Welcome Back, Andrea!

Meet Andrea McNees, of Pleasanton, Calif., who recently worked in Tanzania. After being on leave, she is now back as a board member for Breaking Ground. She talked recently about her agriculture and development work in Tanzania, which are also key focus areas for Breaking Ground: 

Food sovereignty, income security, project sustainability. When I work in the developing world, I look for responsible organizations focusing on these values. Breaking Ground is one of them -- with its goal of improving Cameroonian living conditions without overwhelming local resources.

My interest in agriculture began in a city -- London -- at the height of Oxfam's fair trade campaign, and it drove me to work for an agricultural distribution company that had production regions across North and Central America.
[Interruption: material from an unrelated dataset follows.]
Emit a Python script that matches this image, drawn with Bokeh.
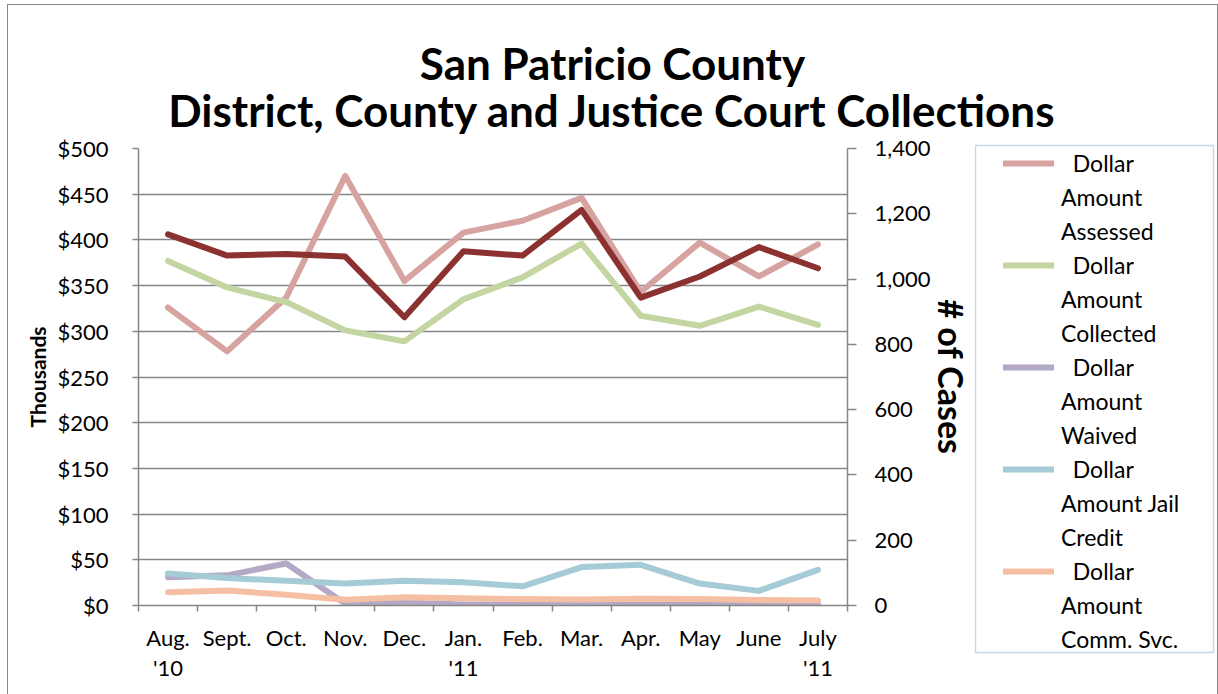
from bokeh.plotting import figure
from bokeh.layouts import column, row
from bokeh.models import (Range1d, LinearAxis, FixedTicker, NumeralTickFormatter,
                          Legend, LegendItem, Label, BoxAnnotation)
from bokeh.embed import file_html
from bokeh.resources import INLINE

months = ["Aug.\n'10", "Sept.", "Oct.", "Nov.", "Dec.", "Jan.\n'11", "Feb.", "Mar.",
          "Apr.", "May", "June", "July\n'11"]
assessed = [326, 278, 337, 470, 355, 408, 421, 446, 343, 397, 360, 395]
collected = [377, 348, 332, 301, 289, 335, 359, 396, 317, 306, 327, 307]
waived = [31, 33, 46, 2, 3, 1, 1, 2, 1, 1, 3, 1]
jail_credit = [35, 30, 27, 24, 27, 25.5, 21, 42, 44.5, 24, 16, 39]
comm_svc = [14.6, 16.4, 11.7, 6.2, 9, 8, 7, 6.5, 7.5, 7, 6, 5.5]
cases = [1137, 1072, 1077, 1069, 883, 1085, 1072, 1212, 943, 1008, 1098, 1033]

series_names = [["Dollar", "Amount", "Assessed"], ["Dollar", "Amount", "Collected"],
                ["Dollar", "Amount", "Waived"], ["Dollar", "Amount Jail", "Credit"],
                ["Dollar", "Amount", "Comm. Svc."]]
series_colors = ["#D6A3A1", "#C3D6A2", "#B3A9C7", "#A5CBD7", "#F5BFA3"]
cases_color = "#8B3130"
title_lines = ["San Patricio County", "District, County and Justice Court Collections"]

left_ticks = list(range(0, 501, 50))
right_ticks = list(range(0, 1401, 200))

FONT = "Lato"
GRAY = "#868686"
NAN = float("nan")
x = list(range(len(months)))

# ---------------- title strip ----------------
tf = figure(width=1209, height=129, output_backend="svg", toolbar_location=None, title=None,
            x_range=Range1d(0, 1209), y_range=Range1d(0, 129),
            x_axis_type=None, y_axis_type=None, frame_align=False,
            min_border_left=0, min_border_right=0, min_border_top=0, min_border_bottom=0)
tf.outline_line_color = None
tf.grid.visible = False
for txt, yy in zip(title_lines, [72, 25]):
    tf.add_layout(Label(x=604, y=yy, x_units="screen", y_units="screen", text=txt,
                        text_align="center", text_baseline="middle",
                        text_font=FONT, text_font_style="bold", text_font_size="44px",
                        text_color="black"))

# ---------------- main chart ----------------
p = figure(width=966, height=560, output_backend="svg", toolbar_location=None, title=None,
           x_range=Range1d(-0.5, len(months) - 0.5), y_range=Range1d(0, 500),
           frame_align=False,
           min_border_left=130, min_border_top=14, min_border_bottom=89,
           min_border_right=121)
p.outline_line_color = None
p.extra_y_ranges = {"cases": Range1d(0, 1400)}

p.xgrid.visible = False
p.ygrid.ticker = FixedTicker(ticks=left_ticks)
p.ygrid.grid_line_color = GRAY
p.ygrid.grid_line_width = 1.5

xa = p.xaxis[0]
xa.ticker = FixedTicker(ticks=x, minor_ticks=[i - 0.5 for i in range(len(months) + 1)])
xa.major_label_overrides = {i: m for i, m in enumerate(months)}
xa.major_tick_out = 0
xa.major_tick_in = 0
xa.minor_tick_out = 6
xa.minor_tick_in = 0
xa.minor_tick_line_color = GRAY
xa.minor_tick_line_width = 1.5
xa.axis_line_color = GRAY
xa.axis_line_width = 1.5
xa.major_label_standoff = 12
xa.major_label_text_font = FONT
xa.major_label_text_font_size = "22px"
xa.major_label_text_line_height = 1.12
xa.major_label_text_color = "black"

ya = p.yaxis[0]
ya.ticker = FixedTicker(ticks=left_ticks)
ya.formatter = NumeralTickFormatter(format="$0")
ya.minor_tick_line_color = None
ya.major_tick_out = 6
ya.major_tick_in = 0
ya.major_tick_line_color = GRAY
ya.major_tick_line_width = 1.5
ya.axis_line_color = GRAY
ya.axis_line_width = 1.5
ya.major_label_standoff = 24
ya.major_label_text_font = FONT
ya.major_label_text_font_size = "22px"
ya.major_label_text_color = "black"
ya.axis_label = "Thousands"
ya.axis_label_text_font = FONT
ya.axis_label_text_font_style = "bold"
ya.axis_label_text_font_size = "21px"
ya.axis_label_text_color = "black"
ya.axis_label_standoff = 4

ra = LinearAxis(y_range_name="cases", ticker=FixedTicker(ticks=right_ticks),
                formatter=NumeralTickFormatter(format="0,0"))
ra.minor_tick_line_color = None
ra.major_tick_out = 9
ra.major_tick_in = 0
ra.major_tick_line_color = GRAY
ra.major_tick_line_width = 1.5
ra.axis_line_color = GRAY
ra.axis_line_width = 1.5
ra.major_label_standoff = 18
ra.major_label_text_font = FONT
ra.major_label_text_font_size = "22px"
ra.major_label_text_color = "black"
ra.axis_label = "# of Cases"
ra.axis_label_text_font = FONT
ra.axis_label_text_font_style = "bold"
ra.axis_label_text_font_size = "34px"
ra.axis_label_text_color = "black"
ra.axis_label_standoff = -3
p.add_layout(ra, "right")

W = 6
for vals, col in zip([assessed, collected, waived, jail_credit, comm_svc], series_colors):
    p.line(x, vals, line_color=col, line_width=W, line_cap="round", line_join="round")
p.line(x, cases, line_color=cases_color, line_width=W, line_cap="round", line_join="round",
       y_range_name="cases")

# ---------------- legend panel ----------------
lf = figure(width=243, height=560, output_backend="svg", toolbar_location=None, title=None,
            x_range=Range1d(0, 243), y_range=Range1d(0, 560),
            x_axis_type=None, y_axis_type=None, frame_align=False,
            min_border_left=0, min_border_right=0, min_border_top=0, min_border_bottom=0)
lf.outline_line_color = None
lf.grid.visible = False
lf.add_layout(BoxAnnotation(left=1, right=239, bottom=42, top=549, fill_color="white",
                            fill_alpha=1, line_color="#4A7EBB", line_width=1.5,
                            level="underlay"))
blank = lf.line([NAN], [NAN], line_alpha=0)
items = []
for names, col in zip(series_names, series_colors):
    r = lf.line([NAN], [NAN], line_color=col, line_width=W, line_cap="round")
    items.append(LegendItem(label="\u00a0\u00a0" + names[0], renderers=[r]))
    for extra in names[1:]:
        items.append(LegendItem(label=extra, renderers=[blank]))
legend = Legend(items=items, location=(29, 41))
legend.border_line_color = None
legend.background_fill_alpha = 0
legend.label_text_font = FONT
legend.label_text_font_size = "23px"
legend.label_text_color = "black"
legend.glyph_width = 51
legend.glyph_height = 28
legend.label_height = 28
legend.label_standoff = 7
legend.padding = 0
legend.spacing = 6
legend.margin = 0
lf.add_layout(legend)

layout = column(tf, row(p, lf),
                styles={"margin-left": "7px", "margin-top": "4px",
                        "border-left": "1px solid #868686", "border-top": "1px solid #868686",
                        "border-right": "1px solid #868686"})

open("out.html", "w").write(file_html(layout, INLINE))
Here I also developed an interest in labor reform. After traveling through India and south-east Asia, I saw directly the needs of subsistence farmers in the developing world. So I began the international agricultural development master's program at the University of California, Davis, with a focus in conservation agriculture.

Between 2011 and 2012, I worked with 2Seeds Network to design and manage a development project in Kwakiliga, Tanzania, where I taught people small business skills and improved agricultural technologies for sunflower oil production. Having spent 11 months working closely with these remarkable farmers, whose high spirits directly contradicted their unfortunate life circumstances, serves as a daily reminder of how little separates us from people born into poverty.  

There is a Swahili proverb often used at farewells, which my own Tanzanian father used upon my departure from Tanzania:

Milima haikutani, bali wanadamu hukutana. (Mountains do not meet, but people meet). 

It is meant to lessen the sadness upon saying goodbye by instead celebrating the gift of having met, which I see as the very reason why I have dedicated my career to poverty reduction. People, connections, opportunities. It is for these reasons that I am fortunate to work with like-minded individuals at Breaking Ground who share this unique background in and dedication to development.

In the immediate future, I intend to continue my development work stateside and am fortunate to be a board member with Breaking Ground.